Risks and guardrails: Machine translation can misinterpret nuance or sensitive cultural references. DMOs should prioritize human review for high‑visibility or high‑stakes content and engage local communities to ensure respectful and accurate phrasing.


Why This Matters for DMOs Now

AI is increasingly embedded in how travelers search, discover, plan, and book trips. DMOs that embrace AI thoughtfully in the coming years are likely to benefit from:

  • More responsive and effective traveler engagement

  • Higher trip‑planning conversion and better qualified leads

  • Stronger brand positioning through richer, more consistent storytelling

  • Reduced manual workload on frontline and content teams

  • Clearer, data‑informed decisions and reporting

  • Greater alignment between marketing goals and sustainable tourism strategies


Those who delay risk falling behind destinations that are already integrating AI into their marketing, operations, and visitor experiences.


Where DMOs Should Begin

The smartest starting point is not building complex, expensive systems. It is mapping your visitor journey and identifying the friction points where AI can create immediate, visible value.
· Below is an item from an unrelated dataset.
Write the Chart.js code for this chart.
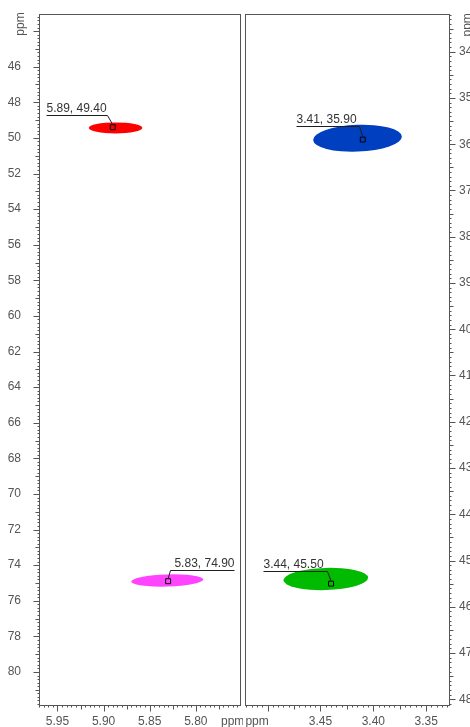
<!DOCTYPE html>
<html>
<head>
<meta charset="utf-8">
<script src="https://cdn.jsdelivr.net/npm/chart.js@4.4.1/dist/chart.umd.min.js"></script>
<style>
    html, body { margin: 0; padding: 0; background: #fff; }
    #wrap { position: relative; width: 470px; height: 727px; overflow: hidden; }
    #strip-left { position: absolute; left: 0; top: 0; }
    #strip-right { position: absolute; left: 243px; top: 0; }
</style>
</head>
<body>
<div id="wrap">
    <canvas id="strip-left" width="243" height="727"></canvas>
    <canvas id="strip-right" width="227" height="727"></canvas>
</div>
<script>
// Cross peaks, 1H (x) against 13C (y), ppm
const leftPeakH = [5.89, 5.83];
const leftPeakC = [49.40, 74.90];
const rightPeakH = [3.41, 3.44];
const rightPeakC = [35.90, 45.50];

// Contour footprint of each peak: centre and half width, ppm
const leftSpotH = [5.887, 5.831];
const leftSpotC = [49.44, 74.86];
const leftSpotHalfH = [0.029, 0.039];
const leftSpotHalfC = [0.31, 0.34];
const rightSpotH = [3.415, 3.445];
const rightSpotC = [35.87, 45.40];
const rightSpotHalfH = [0.042, 0.040];
const rightSpotHalfC = [0.29, 0.24];

// Axis windows and labelled ticks
const leftRangeH = [5.751, 5.970];
const leftRangeC = [43.04, 81.91];
const rightRangeH = [3.3275, 3.5214];
const rightRangeC = [33.185, 48.145];
const leftTicksH = [5.95, 5.90, 5.85, 5.80];
const leftTicksC = [46, 48, 50, 52, 54, 56, 58, 60, 62, 64, 66, 68, 70, 72, 74, 76, 78, 80];
const rightTicksH = [3.45, 3.40, 3.35];
const rightTicksC = [34, 35, 36, 37, 38, 39, 40, 41, 42, 43, 44, 45, 46, 47, 48];

const axisColor = '#555555';
const tickText = '#555555';
const calloutColor = '#1e1e1e';
const fontFamily = "'Liberation Sans', Arial, sans-serif";

Chart.defaults.font.family = fontFamily;
Chart.defaults.font.size = 12;
Chart.defaults.color = tickText;

const fmt = (v) => v.toFixed(2);

function strip(canvasId, p) {
    const canvas = document.getElementById(canvasId);

    // box round the plot area
    const frame = {
        id: 'frame',
        afterDraw(chart) {
            const { ctx, chartArea: a } = chart;
            ctx.save();
            ctx.strokeStyle = axisColor;
            ctx.lineWidth = 1;
            ctx.strokeRect(Math.round(a.left) + 0.5, Math.round(a.top) + 0.5,
                Math.round(a.right - a.left) - 1, Math.round(a.bottom - a.top) - 1);
            ctx.restore();
        },
    };

    // major / mid / minor tick marks on both axes
    const tickMarks = {
        id: 'tickMarks',
        afterDraw(chart) {
            const { ctx, chartArea: a } = chart;
            ctx.save();
            ctx.strokeStyle = axisColor;
            ctx.lineWidth = 1;
            ctx.beginPath();
            const len = (n, t) => (n % t.major === 0 ? 6 : n % t.mid === 0 ? 4 : 2);

            const xs = chart.scales.x;
            const tx = p.xMarks;
            for (let n = Math.ceil(xs.min / tx.step); n * tx.step <= xs.max + 1e-9; n++) {
                const px = Math.round(xs.getPixelForValue(n * tx.step)) + 0.5;
                const y0 = Math.round(a.bottom) - 0.5;
                ctx.moveTo(px, y0);
                ctx.lineTo(px, y0 + len(n, tx));
            }

            const ys = chart.scales.y;
            const ty = p.yMarks;
            const onRight = p.yPosition === 'right';
            for (let n = Math.ceil(ys.min / ty.step); n * ty.step <= ys.max + 1e-9; n++) {
                const py = Math.round(ys.getPixelForValue(n * ty.step)) + 0.5;
                const x0 = onRight ? Math.round(a.right) - 0.5 : Math.round(a.left) + 0.5;
                ctx.moveTo(x0, py);
                ctx.lineTo(onRight ? x0 + len(n, ty) : x0 - len(n, ty), py);
            }
            ctx.stroke();

            // rotated unit on the shift axis
            ctx.fillStyle = tickText;
            ctx.font = `12px ${fontFamily}`;
            ctx.textAlign = 'center';
            ctx.textBaseline = 'middle';
            const ux = onRight ? a.right + p.yUnitGap : a.left - p.yUnitGap;
            ctx.translate(ux, ys.getPixelForValue(p.yUnitAt));
            ctx.rotate(-Math.PI / 2);
            ctx.fillText('ppm', 0, 0);
            ctx.restore();
        },
    };

    // filled contour of each cross peak
    const contours = {
        id: 'contours',
        beforeDatasetsDraw(chart) {
            const { ctx, chartArea: a } = chart;
            const xs = chart.scales.x;
            const ys = chart.scales.y;
            ctx.save();
            ctx.beginPath();
            ctx.rect(a.left, a.top, a.right - a.left, a.bottom - a.top);
            ctx.clip();
            p.spotH.forEach((h, i) => {
                const cx = xs.getPixelForValue(h);
                const cy = ys.getPixelForValue(p.spotC[i]);
                const rx = Math.abs(xs.getPixelForValue(h + p.spotHalfH[i]) - cx);
                const ry = Math.abs(ys.getPixelForValue(p.spotC[i] + p.spotHalfC[i]) - cy);
                ctx.fillStyle = p.colors[i];
                ctx.beginPath();
                ctx.ellipse(cx, cy, rx, ry, p.tilt[i], 0, Math.PI * 2);
                ctx.fill();
            });
            ctx.restore();
        },
    };

    // leader line and shift label for each peak
    const callouts = {
        id: 'callouts',
        afterDatasetsDraw(chart) {
            const { ctx } = chart;
            const xs = chart.scales.x;
            const ys = chart.scales.y;
            ctx.save();
            ctx.strokeStyle = calloutColor;
            ctx.fillStyle = '#333333';
            ctx.lineWidth = 1;
            ctx.font = `12px ${fontFamily}`;
            ctx.textBaseline = 'alphabetic';
            p.peakH.forEach((h, i) => {
                const c = p.peakC[i];
                const sx = xs.getPixelForValue(h);
                const sy = ys.getPixelForValue(c);
                const o = p.leaders[i];
                const ex = Math.round(sx + o.dx) + 0.5;
                const ey = Math.round(sy + o.dy) + 0.5;
                const endX = ex + o.len;
                ctx.beginPath();
                ctx.moveTo(endX, ey);
                ctx.lineTo(ex, ey);
                ctx.lineTo(sx, sy - 2.5);
                ctx.stroke();
                ctx.textAlign = o.len < 0 ? 'left' : 'right';
                ctx.fillText(`${fmt(h)}, ${fmt(c)}`, endX, ey - 3.5);
            });
            ctx.restore();
        },
    };

    new Chart(canvas, {
        type: 'scatter',
        data: {
            datasets: [
                {
                    data: p.peakH.map((h, i) => ({ x: h, y: p.peakC[i] })),
                    pointStyle: 'rect',
                    pointRadius: 3.5,
                    pointHoverRadius: 3.5,
                    borderColor: '#000000',
                    borderWidth: 1,
                    backgroundColor: 'rgba(0, 0, 0, 0)',
                },
            ],
        },
        options: {
            responsive: false,
            animation: false,
            events: [],
            layout: { padding: p.padding, autoPadding: false },
            plugins: {
                legend: { display: false },
                tooltip: { enabled: false },
            },
            scales: {
                x: {
                    type: 'linear',
                    position: 'bottom',
                    reverse: true,
                    min: p.rangeH[0],
                    max: p.rangeH[1],
                    grid: { display: false, drawTicks: false },
                    border: { display: false },
                    afterBuildTicks(scale) {
                        scale.ticks = p.ticksH.map((v) => ({ value: v }))
                            .concat([{ value: p.xUnitAt }]);
                    },
                    afterFit(scale) {
                        scale.height = 21;
                        scale.paddingLeft = 0;
                        scale.paddingRight = 0;
                    },
                    ticks: {
                        autoSkip: false,
                        maxRotation: 0,
                        minRotation: 0,
                        padding: 8,
                        color: tickText,
                        callback: (v) => (Math.abs(v - p.xUnitAt) < 1e-9 ? 'ppm' : fmt(v)),
                    },
                },
                y: {
                    type: 'linear',
                    position: p.yPosition,
                    reverse: true,
                    min: p.rangeC[0],
                    max: p.rangeC[1],
                    grid: { display: false, drawTicks: false },
                    border: { display: false },
                    afterBuildTicks(scale) {
                        scale.ticks = p.ticksC.map((v) => ({ value: v }));
                    },
                    afterFit(scale) {
                        scale.width = p.yWidth;
                        scale.paddingTop = 0;
                        scale.paddingBottom = 0;
                    },
                    ticks: {
                        autoSkip: false,
                        padding: p.yPad,
                        color: tickText,
                        callback: (v) => String(v),
                    },
                },
            },
        },
        plugins: [contours, callouts, frame, tickMarks],
    });
}

strip('strip-left', {
    peakH: leftPeakH,
    peakC: leftPeakC,
    spotH: leftSpotH,
    spotC: leftSpotC,
    spotHalfH: leftSpotHalfH,
    spotHalfC: leftSpotHalfC,
    colors: ['#ff0000', '#ff44ff'],
    tilt: [0, -0.03],
    rangeH: leftRangeH,
    rangeC: leftRangeC,
    ticksH: leftTicksH,
    ticksC: leftTicksC,
    xUnitAt: 5.760,
    yUnitAt: 43.6,
    yUnitGap: 18,
    yPosition: 'left',
    yWidth: 39,
    yPad: 18,
    padding: { top: 14, right: 2, left: 0, bottom: 0 },
    xMarks: { step: 0.005, mid: 5, major: 10 },
    yMarks: { step: 0.2, mid: 5, major: 10 },
    leaders: [
        { dx: -5.5, dy: -12.5, len: -61 },
        { dx: 2, dy: -11, len: 64 },
    ],
});

strip('strip-right', {
    peakH: rightPeakH,
    peakC: rightPeakC,
    spotH: rightSpotH,
    spotC: rightSpotC,
    spotHalfH: rightSpotHalfH,
    spotHalfC: rightSpotHalfC,
    colors: ['#0040c0', '#00bb00'],
    tilt: [-0.04, -0.03],
    rangeH: rightRangeH,
    rangeC: rightRangeC,
    ticksH: rightTicksH,
    ticksC: rightTicksC,
    xUnitAt: 3.510,
    yUnitAt: 33.42,
    yUnitGap: 18,
    yPosition: 'right',
    yWidth: 20,
    yPad: 9,
    padding: { top: 14, right: 0, left: 2, bottom: 0 },
    xMarks: { step: 0.005, mid: 5, major: 10 },
    yMarks: { step: 0.1, mid: 5, major: 10 },
    leaders: [
        { dx: -4, dy: -13.5, len: -63 },
        { dx: -4.5, dy: -12.5, len: -64 },
    ],
});
</script>
</body>
</html>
For many DMOs, high‑impact early moves include:

  • Deploying a well‑governed AI assistant across key digital channels to handle common questions, highlight key experiences, and reduce staff workload

  • Using generative AI, with editorial oversight, to accelerate multilingual content and campaign development

  • Partnering with national tourism boards, technology providers, or agencies to pilot AI‑enabled analytics, attribution, or demand‑forecasting tools


From there, DMOs can expand into more advanced use cases such as real‑time itinerary optimization, integrated tourism intelligence platforms, and predictive models for sustainability and stewardship. AI is not here to replace destination marketers. It is here to amplify their impact—when paired with local expertise, clear values, and strong governance.


Travelers are evolving. Technology is evolving. Destination marketing must evolve with it. The DMOs that embrace AI today—carefully and creatively—will help shape global perception tomorrow, tell richer stories, serve visitors more intelligently, and create unforgettable destination experiences at scale.


The future of tourism will not be determined solely by who has the biggest budget, but by who combines the smartest tools with the deepest understanding of place and people.